Annual contributions for pension funds have doubled to $4 million.
BY WAYNE GRANT | STAFF WRITER
When city leaders discuss the budget at meetings throughout the year, there will be an 800-pound gorilla in the room: the unfunded liability of employee pensions.
City Manager Joyce Shanahan said the total liability to pay retirement costs for all current employees is currently at $37 million.
The money for pensions mainly comes from funds invested in the stock market, and earnings have suffered since the recession that started in 2008.
Based on current contributions, the pension fund is 65% funded for police, 61% funded for firefighters and 69% funded for general employees.

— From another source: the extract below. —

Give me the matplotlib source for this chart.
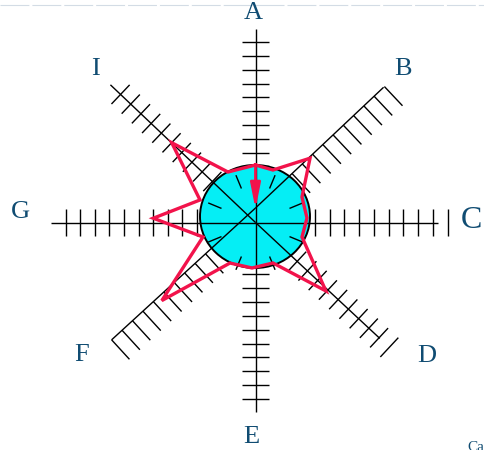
import numpy as np
import matplotlib
matplotlib.use("Agg")
import matplotlib.pyplot as plt
from matplotlib.patches import Ellipse, FancyArrowPatch

# ---------------- data ----------------
categories = ['A', 'B', 'C', 'D', 'E', 'F', 'G', 'I']
# red series (polar: angle clockwise from top in degrees, radius)
red_theta = [0, 18.4, 40.3, 61.3, 85, 107.3, 134.2, 156.6,
             184.4, 212.2, 230.2, 254.6, 272.4, 292.1, 313.6, 331.4]
red_r = [57.5, 55.3, 84.3, 53.0, 51.7, 48.7, 98.2, 44.1,
         45.6, 47.9, 122.0, 54.5, 102.3, 59.9, 115.7, 57.5]
disc_value = 53
arrow_from, arrow_to = 57.5, 13.5
inner_tick_angles = [22.5, 67.5, 112.5, 157.5, 202.5, 247.5, 292.5, 337.5]

# ---------------- layout ----------------
axis_angle = [0, 46.7, 90, 133, 180, 227.5, 270, 313.5]
axis_origin_y = [0, 14.5, 0, 0, 0, 14.5, 0, 0]
axis_len = [193.5, 176, 182, 170, 189.5, 195.2, 204.5, 200]
tick_first = [56.2, 50.2, 59.5, 57, 51.5, 67.8, 58.5, 59.5]
tick_step = [13.8, 14.1, 14.7, 14.0, 13.9, 14.15, 14.6, 14.06]
tick_n = [10, 10, 9, 9, 10, 10, 10, 10]
tick_side = ['both', 'cw', 'both', 'both', 'both', 'ccw', 'both', 'both']
extra_tick = {2: 192.2, 3: 183.0}
label_pos = {'A': (-2.5, 209.5), 'B': (147.5, 153.5), 'C': (216.0, 2.0),
             'D': (171.5, -133.5), 'E': (-4.5, -214.5), 'F': (-173.5, -132.5),
             'G': (-235.5, 10.5), 'I': (-160.5, 153.5)}

RED = '#F2134B'
CYAN = '#05EEF5'
LBL = '#104C72'
SERIF = ['Liberation Serif', 'DejaVu Serif']

fig = plt.figure(figsize=(4.84, 4.5), dpi=100)
ax = fig.add_axes([0, 0, 1, 1])
ax.set_xlim(-255.5, 228.5)
ax.set_ylim(-227.5, 222.5)
ax.axis('off')

# top dashed line
ax.plot([-255.5, 228.5], [217.5, 217.5], color='#D3DCE5', lw=0.8,
        dashes=(26, 2.7), zorder=0)

def unit(deg):
    t = np.deg2rad(deg)
    return np.sin(t), np.cos(t)

half = 13.2
for i, cat in enumerate(categories):
    ux, uy = unit(axis_angle[i])
    ox, oy = 0.0, axis_origin_y[i]
    L = axis_len[i]
    ax.plot([ox, ox + ux * L], [oy, oy + uy * L], color='black', lw=1.0,
            zorder=3, solid_capstyle='butt')
    pos = [tick_first[i] + tick_step[i] * k for k in range(tick_n[i])]
    if i in extra_tick:
        pos.append(extra_tick[i])
    side = tick_side[i]
    if side == 'cw':
        px, py = unit(axis_angle[i] + 90)
    else:
        px, py = unit(axis_angle[i] - 90)
    for p in pos:
        bx, by = ox + ux * p, oy + uy * p
        if side == 'both':
            xs = [bx - px * half, bx + px * half]
            ys = [by - py * half, by + py * half]
        else:
            xs = [bx, bx + px * 2 * half]
            ys = [by, by + py * 2 * half]
        ax.plot(xs, ys, color='black', lw=1.0, zorder=1, solid_capstyle='butt')
    lx, ly = label_pos[cat]
    ax.text(lx, ly, cat, fontsize=23 if cat == 'C' else 19, color=LBL,
            family=SERIF, ha='center', va='center')

# cyan disc
disc = Ellipse((-0.5, 6), 2 * disc_value + 4, 2 * disc_value - 3,
               facecolor=CYAN, edgecolor='black', lw=1.4, zorder=2)
ax.add_patch(disc)

# inner short radial ticks
for a in inner_tick_angles:
    ux, uy = unit(a)
    ax.plot([ux * 37.5, ux * 50.5], [uy * 37.5, uy * 50.5], color='black',
            lw=1.0, zorder=3)

# red series
th = np.deg2rad(np.array(red_theta + red_theta[:1]))
rr = np.array(red_r + red_r[:1])
ax.plot(rr * np.sin(th), rr * np.cos(th), color=RED, lw=2.4, zorder=4,
        solid_joinstyle='miter')

arr = FancyArrowPatch((0, arrow_from), (0, arrow_to),
                      arrowstyle='-|>,head_length=1.5,head_width=0.3',
                      mutation_scale=10, color=RED, lw=2.0, zorder=5,
                      shrinkA=0, shrinkB=0)
ax.add_patch(arr)

ax.text(211.5, -218.5, 'Ca', fontsize=11, color=LBL, family=SERIF,
        ha='left', va='top')

fig.savefig('out.png', dpi=100)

“It’s absolutely not sustainable,” Shanahan said. “It’s a key issue and has been for four or five years.”
She added that all municipalities are facing the same problem.
Another factor in the shortfall is a change in state law. Before 1999, a tax on the fees that people pay for fire and auto insurance was provided to cities to help pay for fire and police pensions.
In 1999, the Legislature froze the amount the city receives at 1999 levels, and the remainder of the tax now goes directly to the unions.
The level of retirement benefits that employees receive is another reason for the liability and Shanahan said less generous terms need to be negotiated with the unions.
Ormond Beach city employees have a defined benefit plan, which calls for specific payouts. A “multiplier” is used to determine how much they receive upon retirement. The multiplier is slightly different for police, fire or general union, and when they were hired.
For example, if a firefighter hired after Jan. 1, 2014, retires after 20 years of service, the multiplier is 3.33. The number 20 is multiplied by 3.33 to determine the amount of salary they will receive. That means if a 42-year-old firefighter retires after 20 years of service, he or she will collect 66.6% of their pay for the rest of their life.
Since 2008, the annual contributions for city employees have more than doubled, surpassing $4 million.
Shanahan said the city was able to negotiate a change with the general employees union so that all employees hired after Dec. 19, 2012, are on a 401k plan rather than a defined benefit plan. State law prevents 401k plans for police and fire, so the existing plans would need to be revised in negotiations.
“The issue going forward is to have a sustainable level of benefits,” Shanahan said.
A fire department union spokesman did not respond to a request for comment.
Almost every municipality in Florida faces the same problem, according to a November 2011, study by the Leroy Collins Institute of Florida State University.
“Floridians face significant costs and liabilities in the many municipal pension plans throughout the state,” the study said. “Cities are facing serious problems trying to balance their budgets, fulfill promises made to their employees and maintain services for their citizens at the same time.”
A change this year will bring the issue more out into the open. For the next fiscal year, net pension liabilities will be included in the Comprehensive Annual Financial Report. This should bring the 800-pound gorilla more into the open.